Er sei auch am Tatort gewesen, so Julian Osswald. Wenn ein Mensch im Umfeld eines Fests zu Tode komme, könne man eben nicht zum "business as usual" übergehen. Ab 9.30 Uhr gingen Bürgermeister Gerhard Link, Tourismusdirektor Michael Krause und OB Julian Osswald an den Ständen des Stadtfests vorbei und informierten die Verantwortlichen über die Absage. Pfarrer Hans-Jürgen Schlue erwähnte es im Gottesdienst in der Stadtkirhce.

So machte die traurige Nachricht auch über die sozialen Netzwerke in der Stadt schnell die Runde. Die Vereine und Gastronomen fingen noch am gestrigen Vormittag an, ihre Stände und Gerätschaften abzubauen. Obwohl für die Standbetreiber die Verkürzung des Stadtfests ein herber Verlust bedeutete, sei man überall auf großes Verständnis gestoßen, schilderte OB Osswald.

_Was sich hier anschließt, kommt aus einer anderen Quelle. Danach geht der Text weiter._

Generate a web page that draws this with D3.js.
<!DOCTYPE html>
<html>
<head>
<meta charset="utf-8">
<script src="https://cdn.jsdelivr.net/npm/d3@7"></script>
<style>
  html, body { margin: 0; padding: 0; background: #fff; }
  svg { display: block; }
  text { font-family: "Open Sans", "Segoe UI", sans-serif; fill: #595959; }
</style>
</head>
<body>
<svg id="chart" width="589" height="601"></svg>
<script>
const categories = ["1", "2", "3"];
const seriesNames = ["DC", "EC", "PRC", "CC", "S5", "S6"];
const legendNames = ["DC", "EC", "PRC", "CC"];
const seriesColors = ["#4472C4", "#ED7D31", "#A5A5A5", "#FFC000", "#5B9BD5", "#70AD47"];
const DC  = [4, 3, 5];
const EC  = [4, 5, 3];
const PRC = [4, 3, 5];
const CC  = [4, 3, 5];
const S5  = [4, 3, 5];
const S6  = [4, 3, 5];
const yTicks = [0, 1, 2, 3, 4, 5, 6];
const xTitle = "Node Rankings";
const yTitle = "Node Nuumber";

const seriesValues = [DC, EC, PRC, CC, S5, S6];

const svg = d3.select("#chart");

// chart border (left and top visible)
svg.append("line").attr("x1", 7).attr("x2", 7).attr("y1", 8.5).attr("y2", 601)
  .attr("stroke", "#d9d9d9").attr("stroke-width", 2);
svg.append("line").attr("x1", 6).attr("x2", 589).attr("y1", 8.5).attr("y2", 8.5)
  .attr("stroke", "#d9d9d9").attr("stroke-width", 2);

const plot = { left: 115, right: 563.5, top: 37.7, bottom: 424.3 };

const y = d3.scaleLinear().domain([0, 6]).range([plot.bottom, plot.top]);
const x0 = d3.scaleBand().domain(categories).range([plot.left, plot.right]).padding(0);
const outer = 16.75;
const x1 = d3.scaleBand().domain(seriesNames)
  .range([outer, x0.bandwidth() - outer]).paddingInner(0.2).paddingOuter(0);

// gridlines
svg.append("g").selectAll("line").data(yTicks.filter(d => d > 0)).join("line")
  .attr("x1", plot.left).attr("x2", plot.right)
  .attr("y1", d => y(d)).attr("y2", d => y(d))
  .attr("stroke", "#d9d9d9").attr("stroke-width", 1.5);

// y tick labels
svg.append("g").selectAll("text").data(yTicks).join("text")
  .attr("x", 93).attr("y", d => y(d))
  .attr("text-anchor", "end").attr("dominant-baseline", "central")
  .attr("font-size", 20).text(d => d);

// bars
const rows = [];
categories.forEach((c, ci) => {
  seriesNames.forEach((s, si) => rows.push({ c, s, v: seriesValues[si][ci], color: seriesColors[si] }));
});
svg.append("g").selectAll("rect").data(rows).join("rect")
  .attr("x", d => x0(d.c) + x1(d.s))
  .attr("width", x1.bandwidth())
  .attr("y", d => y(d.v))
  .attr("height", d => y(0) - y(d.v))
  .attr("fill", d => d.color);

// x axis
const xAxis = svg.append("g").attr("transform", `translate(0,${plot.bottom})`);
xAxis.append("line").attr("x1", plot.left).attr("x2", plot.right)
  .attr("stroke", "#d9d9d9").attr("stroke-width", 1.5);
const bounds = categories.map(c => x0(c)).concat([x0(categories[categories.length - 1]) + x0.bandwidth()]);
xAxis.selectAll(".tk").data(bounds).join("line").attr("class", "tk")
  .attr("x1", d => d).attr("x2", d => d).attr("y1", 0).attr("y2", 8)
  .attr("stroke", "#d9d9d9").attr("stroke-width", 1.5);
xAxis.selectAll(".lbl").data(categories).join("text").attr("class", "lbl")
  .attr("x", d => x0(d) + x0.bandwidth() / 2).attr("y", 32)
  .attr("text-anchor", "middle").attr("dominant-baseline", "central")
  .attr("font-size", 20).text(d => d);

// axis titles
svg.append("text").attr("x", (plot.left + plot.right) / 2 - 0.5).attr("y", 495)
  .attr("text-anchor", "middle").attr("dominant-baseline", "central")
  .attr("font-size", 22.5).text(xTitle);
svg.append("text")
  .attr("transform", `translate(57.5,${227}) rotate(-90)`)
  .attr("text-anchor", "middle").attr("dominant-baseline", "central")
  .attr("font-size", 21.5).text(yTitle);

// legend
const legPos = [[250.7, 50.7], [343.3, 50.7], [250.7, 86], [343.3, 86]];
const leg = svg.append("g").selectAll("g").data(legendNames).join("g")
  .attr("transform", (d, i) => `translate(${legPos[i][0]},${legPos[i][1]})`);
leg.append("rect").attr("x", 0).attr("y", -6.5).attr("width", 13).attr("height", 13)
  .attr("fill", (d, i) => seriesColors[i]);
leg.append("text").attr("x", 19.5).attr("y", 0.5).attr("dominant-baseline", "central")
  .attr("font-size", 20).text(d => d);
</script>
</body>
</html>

Viele Vereine und Gruppen, die am Stadtfest teilnahmen, zeigten sich betroffen und gaben auch ihr Mitgefühl zum Ausdruck. Die Frage, ob es richtig war, das Stadtfest abzubrechen, wurde dennoch kontrovers diskutiert. Vor allem Gruppen, die Speisen anboten und entsprechend eingekauft hatten, brachte die Absage einen Verlust in der Kasse.

Die Szenerie war bedrückend, als die Teilnehmer des Stadtfests auf dem Marktplatz ihre Stände in brütender Hitze wieder abbauen mussten. Viele Menschen waren auch nicht informiert, dass das Fest abgesagt war. Sie blickten verdutzt über den Marktplatz. Der Schwarzwälder Bote hat ein paar Stimmen gesammelt. Aloys Engel vom Tanzsportclub Freudenstadt konnte die Absage nachvollziehen: "Man darf nicht darüber hinwegsehen und muss den Personen, die so was machen, zeigen, dass man die Tat wahrnimmt und dass wir darauf reagieren", so seine Meinung. Ein anderes Mitglied meinte dagegen, dass man mit so einer Absage die Tat noch weiter aufwerte und dass dies als Negativwerbung für Freudenstadt rüberkomme.

Angesprochen wurde ebenso, dass die Umgebung des Stadtbahnhofs nahezu jedes Wochenende ein Ort mit Konfliktpotenzial sei. Christoph Hartmann von der Narrenzunft Freudenstadt betrachtete die Absage zwar als herb für die einzelnen Vereine. Doch sei die Entscheidung der Stadt durchaus als tragbar anzusehen. Bestürzung herrschte bei mehreren jungen Frauen, die den Verstorbenen am Samstagabend noch gesehen hatten.

Dass der Parkplatz, auf dem die Tat geschah, bei bestimmten Veranstaltungen in der Stadt oft als Treffpunkt und zum "Warmtrinken" genutzt wird, ist bei der Stadt hinlänglich bekannt. OB Julian Osswald will den jüngsten Vorfall jedoch nicht mit der Szene am Stadtbahnhof in Verbindung bringen, um die es in letzter zeit sehr ruhig geworden ist. "Wenn wir den Platz absperren, treffen sie sich woanders." Das sei ein gesamtgesellschaftliches Problem, so Osswald. Beim Fest selbst sei es ruhig gewesen. Die Verpflichtung von über 30 Security-Kräften an den Eingängen habe sich seit ein paar Jahren bewährt. Auch die Polizei habe mit Fußstreifen verstärkt Präsenz gezeigt. Laut seiner Information habe das Rote Kreuz nur Betrunkene, aber keine Verletzten nach Schlägereien versorgen müssen, so Osswald.

Weitere Informationen:

Die Polizei hat für Montagnachmittag, 16 Uhr, eine Pressekonferenz angekündigt.